▸ **Work to complete**: Omit pictures and quote the listing below line by line, from its start through the line that holds "const minorTicks = [0.125, 0.375, 0.625, 0.875];".
┌──
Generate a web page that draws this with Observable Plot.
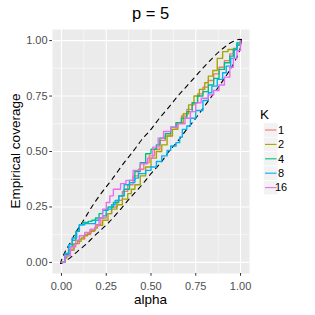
<!DOCTYPE html>
<html><head><meta charset="utf-8">
<script src="https://cdn.jsdelivr.net/npm/d3@7"></script>
<script src="https://cdn.jsdelivr.net/npm/@observablehq/plot@0.6"></script>
<style>
body{margin:0;background:#fff;}
#chart svg{font-family:"Liberation Sans",Arial,sans-serif;}
</style>
</head><body><div id="chart"></div>
<script>
// ---- data ----
const title = "p = 5";
const xLabel = "alpha";
const yLabel = "Empirical coverage";
const legendTitle = "K";
const kLevels = ["1", "2", "4", "8", "16"];
const kColors = ["#F8766D", "#A3A500", "#00BF7D", "#00B0F6", "#E76BF3"];
const tickValues = [0, 0.25, 0.5, 0.75, 1];
const minorTicks = [0.125, 0.375, 0.625, 0.875];

const alphaK1 = [0,0.02,0.04,0.07,0.1,0.13,0.16,0.19,0.22,0.25,0.28,0.31,0.34,0.37,0.4,0.43,0.46,0.49,0.52,0.55,0.58,0.61,0.64,0.67,0.7,0.73,0.76,0.79,0.82,0.85,0.88,0.91,0.94,0.96,0.98,1];
const covK1   = [0,0.03,0.055,0.085,0.105,0.125,0.145,0.17,0.2,0.22,0.25,0.28,0.32,0.35,0.39,0.42,0.45,0.48,0.51,0.55,0.57,0.6,0.63,0.66,0.69,0.72,0.76,0.79,0.82,0.85,0.88,0.91,0.94,0.96,0.98,1];

const alphaK2 = [0,0.02,0.03,0.05,0.07,0.09,0.11,0.125,0.145,0.165,0.185,0.2,0.23,0.26,0.28,0.31,0.34,0.37,0.39,0.41,0.44,0.47,0.5,0.53,0.56,0.59,0.62,0.65,0.68,0.71,0.74,0.77,0.8,0.82,0.845,0.87,0.9,0.93,0.96,0.98,1];
const covK2   = [0,0.02,0.04,0.06,0.085,0.095,0.11,0.12,0.13,0.14,0.155,0.167,0.19,0.22,0.24,0.26,0.285,0.31,0.33,0.35,0.39,0.43,0.47,0.5,0.53,0.57,0.6,0.63,0.67,0.71,0.75,0.78,0.81,0.84,0.865,0.92,0.95,0.96,0.965,0.99,1];

const alphaK4 = [0,0.02,0.04,0.06,0.08,0.1,0.12,0.15,0.17,0.19,0.21,0.23,0.26,0.29,0.32,0.35,0.38,0.41,0.44,0.47,0.5,0.53,0.55,0.58,0.61,0.64,0.67,0.7,0.73,0.76,0.79,0.82,0.85,0.88,0.91,0.94,0.96,0.98,1];
const covK4   = [0,0.035,0.07,0.1,0.14,0.17,0.18,0.185,0.19,0.2,0.22,0.235,0.25,0.27,0.3,0.33,0.37,0.41,0.45,0.49,0.51,0.53,0.56,0.58,0.61,0.63,0.65,0.68,0.72,0.75,0.77,0.8,0.83,0.87,0.9,0.93,0.96,0.98,1];

const alphaK8 = [0,0.02,0.04,0.06,0.085,0.1,0.13,0.17,0.19,0.21,0.23,0.25,0.28,0.3,0.32,0.35,0.38,0.41,0.43,0.47,0.5,0.53,0.56,0.59,0.61,0.64,0.66,0.675,0.7,0.72,0.75,0.79,0.82,0.84,0.87,0.9,0.92,0.945,0.965,0.98,1];
const covK8   = [0,0.04,0.08,0.11,0.14,0.17,0.175,0.175,0.19,0.2,0.21,0.24,0.26,0.28,0.3,0.35,0.36,0.38,0.4,0.415,0.43,0.455,0.48,0.505,0.525,0.54,0.565,0.6,0.615,0.65,0.685,0.73,0.765,0.795,0.825,0.855,0.885,0.92,0.96,0.99,1];

const alphaK16 = [0,0.02,0.05,0.08,0.1,0.13,0.16,0.19,0.21,0.23,0.25,0.27,0.29,0.33,0.36,0.4,0.44,0.48,0.51,0.54,0.57,0.61,0.65,0.69,0.72,0.75,0.78,0.82,0.85,0.88,0.91,0.94,0.96,0.98,1];
const covK16   = [0,0.03,0.07,0.1,0.12,0.135,0.15,0.165,0.2,0.24,0.27,0.3,0.33,0.355,0.37,0.415,0.445,0.47,0.52,0.56,0.59,0.61,0.625,0.65,0.68,0.72,0.74,0.755,0.775,0.8,0.835,0.88,0.92,0.955,1];

// dashed confidence envelope (upper and lower branches)
const bandUpperX = [-0.005,0,0.01,0.025,0.05,0.08,0.116,0.15,0.181,0.23,0.283,0.35,0.4,0.45,0.5,0.544,0.6,0.65,0.7,0.75,0.8,0.842,0.88,0.91,0.94,0.97,0.99,1.005];
const bandUpperY = [-0.005,0.01,0.03,0.055,0.09,0.135,0.18,0.225,0.265,0.32,0.375,0.45,0.5,0.555,0.6,0.647,0.7,0.75,0.795,0.84,0.885,0.92,0.95,0.97,0.988,1.0,1.005,1.005];
const bandLowerX = [-0.005,0.01,0.03,0.055,0.09,0.135,0.18,0.225,0.265,0.32,0.375,0.45,0.5,0.555,0.6,0.647,0.7,0.75,0.795,0.84,0.885,0.92,0.95,0.97,0.988,1.0,1.005,1.005];
const bandLowerY = [-0.005,0,0.01,0.025,0.05,0.08,0.116,0.15,0.181,0.23,0.283,0.35,0.4,0.45,0.5,0.544,0.6,0.65,0.7,0.75,0.8,0.842,0.88,0.91,0.94,0.97,0.99,1.005];

// ---- build tables ----
const seriesAlpha = [alphaK1, alphaK2, alphaK4, alphaK8, alphaK16];
const seriesCov = [covK1, covK2, covK4, covK8, covK16];
const rows = [];
kLevels.forEach((k, i) => seriesAlpha[i].forEach((a, j) => rows.push({K: k, alpha: a, coverage: seriesCov[i][j]})));
const upper = bandUpperX.map((x, i) => ({x, y: bandUpperY[i]}));
const lower = bandLowerX.map((x, i) => ({x, y: bandLowerY[i]}));

const font = "Liberation Sans, Arial, sans-serif";
const fmt = d3.format(".2f");

const chart = Plot.plot({
  width: 315, height: 315,
  marginLeft: 52, marginRight: 66, marginTop: 29, marginBottom: 42,
  style: {fontFamily: font, fontSize: "11px", background: "white", overflow: "visible"},
  x: {domain: [-0.05, 1.05], label: null},
  y: {domain: [-0.05, 1.05], label: null},
  color: {domain: kLevels, range: kColors},
  marks: [
    Plot.frame({fill: "#EBEBEB", stroke: null}),
    Plot.gridX(minorTicks, {stroke: "white", strokeOpacity: 1, strokeWidth: 0.55}),
    Plot.gridY(minorTicks, {stroke: "white", strokeOpacity: 1, strokeWidth: 0.55}),
    Plot.gridX(tickValues, {stroke: "white", strokeOpacity: 1, strokeWidth: 1.1}),
    Plot.gridY(tickValues, {stroke: "white", strokeOpacity: 1, strokeWidth: 1.1}),
    Plot.line(upper, {x: "x", y: "y", stroke: "black", strokeWidth: 1.1, strokeDasharray: "4.5,4.5", curve: "catmull-rom"}),
    Plot.line(lower, {x: "x", y: "y", stroke: "black", strokeWidth: 1.1, strokeDasharray: "4.5,4.5", curve: "catmull-rom"}),
    Plot.line(rows, {x: "alpha", y: "coverage", z: "K", stroke: "K", strokeWidth: 1.35, curve: "step-after"}),
    Plot.axisX(tickValues, {tickFormat: fmt, tickSize: 2.75, tickPadding: 6, stroke: "#333333", fill: "#4D4D4D", fontSize: 11, label: null}),
    Plot.axisY(tickValues, {tickFormat: fmt, tickSize: 2.75, tickPadding: 2.2, stroke: "#333333", fill: "#4D4D4D", fontSize: 11, label: null})
  ]
});
document.getElementById("chart").appendChild(chart);

// ---- title, axis titles, legend (ggplot-style placement) ----
const svg = d3.select(chart);
svg.append("text").attr("x", 150.5).attr("y", 19).attr("text-anchor", "middle")
  .attr("font-size", 16.5).attr("fill", "black").attr("font-family", font).text(title);
svg.append("text").attr("x", 150.5).attr("y", 304).attr("text-anchor", "middle")
  .attr("font-size", 13.5).attr("fill", "black").attr("font-family", font).text(xLabel);
svg.append("text").attr("transform", "translate(20,151) rotate(-90)").attr("text-anchor", "middle")
  .attr("font-size", 13.5).attr("fill", "black").attr("font-family", font).text(yLabel);

const lg = svg.append("g");
lg.append("text").attr("x", 264.5).attr("y", 118.5).attr("font-size", 13.5).attr("fill", "black")
  .attr("font-family", font).text(legendTitle);
const keyH = 14.4, keyTop = 122.8;
kLevels.forEach((k, i) => {
  const y0 = keyTop + i * keyH;
  lg.append("rect").attr("x", 263.5).attr("y", y0).attr("width", keyH).attr("height", keyH)
    .attr("fill", "#F2F2F2").attr("stroke", "white").attr("stroke-width", 0.6);
  lg.append("line").attr("x1", 265).attr("x2", 276.5).attr("y1", y0 + keyH / 2).attr("y2", y0 + keyH / 2)
    .attr("stroke", kColors[i]).attr("stroke-width", 1.1);
  lg.append("text").attr("x", 281).attr("y", y0 + keyH / 2).attr("dy", "0.35em").attr("font-size", 11)
    .attr("fill", "black").attr("font-family", font).text(k);
});
</script>
</body></html>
└──
▸ **Complete answer**:
Generate a web page that draws this with Observable Plot.
<!DOCTYPE html>
<html><head><meta charset="utf-8">
<script src="https://cdn.jsdelivr.net/npm/d3@7"></script>
<script src="https://cdn.jsdelivr.net/npm/@observablehq/plot@0.6"></script>
<style>
body{margin:0;background:#fff;}
#chart svg{font-family:"Liberation Sans",Arial,sans-serif;}
</style>
</head><body><div id="chart"></div>
<script>
// ---- data ----
const title = "p = 5";
const xLabel = "alpha";
const yLabel = "Empirical coverage";
const legendTitle = "K";
const kLevels = ["1", "2", "4", "8", "16"];
const kColors = ["#F8766D", "#A3A500", "#00BF7D", "#00B0F6", "#E76BF3"];
const tickValues = [0, 0.25, 0.5, 0.75, 1];
const minorTicks = [0.125, 0.375, 0.625, 0.875];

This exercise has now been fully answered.